Decimator effect on wide sense stationary input

Question

I've seen that the output of a decimator when a WSS process is passed through remains WSS. I am not able to immediately see why this is. What is a good explanation of why the signal maintains stationarity?

Answer 1

The decimator by integer $M$ can be shown to be the following block:

$$ x[n] \longrightarrow \boxed{ \downarrow M } \longrightarrow y[n] = x[Mn] $$

Assuming that the input $x[n]$ is WSS it has the ACS as $$ r_x[k] = E\{ x[n] x^*[n+k] \} $$

Then the output autocorrelation can be defined as: $$ r_y[n,n+k] = E\{ y[n] y^*[n+k] \} = E\{ x[Mn] x^*[Mn+Mk] \} = r_x[Mk]$$

as can be seen, the output auto-correlation $r_y[n,n+k] = r_y[k] = r_x[Mk]$ also depends on the lag $k$ and therefore we can conclude that $y[n]$ is also WSS.

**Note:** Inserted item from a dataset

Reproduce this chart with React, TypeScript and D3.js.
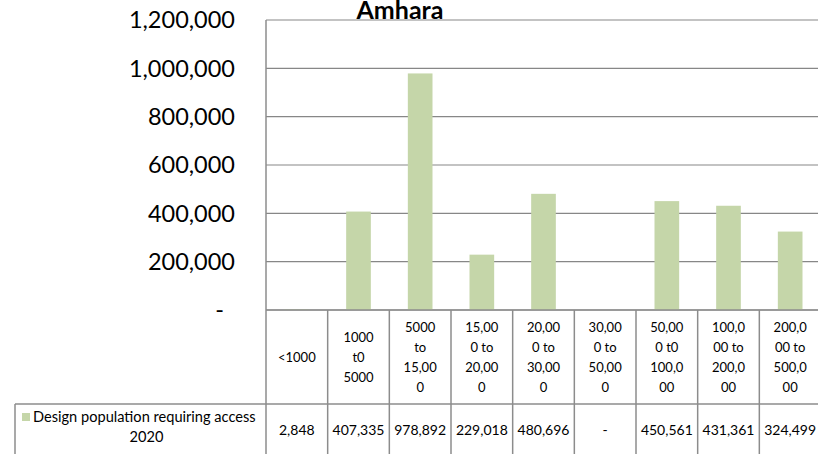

(of course the mean of $y[n]$ is also independent of time $n$.)

Answer 2

just a WSS signal $x[n]$ passed through an $M$-fold decimator (a multirate signal processing block where $M=2$, used in fractional rate conversion), no filter follows the decimator. So $y[n] = x[Mn]$

WSS means that the autocorrelation function only depends on the distance between the points (and that the mean and variance are time-independent); i.e. the general

$$r_{xx}(t_1, t_2) = E\left\{(x(t_1)-\mu_{t_1})(x(t_2)-\mu_{t_2})^*\right\}$$

collapses to $$r_{xx}(t_1, t_1-\tau) = r_{xx}(\tau)\text.$$

For your discrete-time case:

$$r_{xx}[n_1, t_2] = E\left\{(x[n_1]-\mu_{n_1})(x[n_2]-\mu_{n_2})^*\right\}$$

collapses to $$r_{xx}[n_1, n_1-l] = r_{xx}[l]\text.$$

Now, your $M$ is just a specific $l$; after decimation, you just have scaled that $\tilde l = \frac{l}M$. But that doesn't change the autocorrelation property.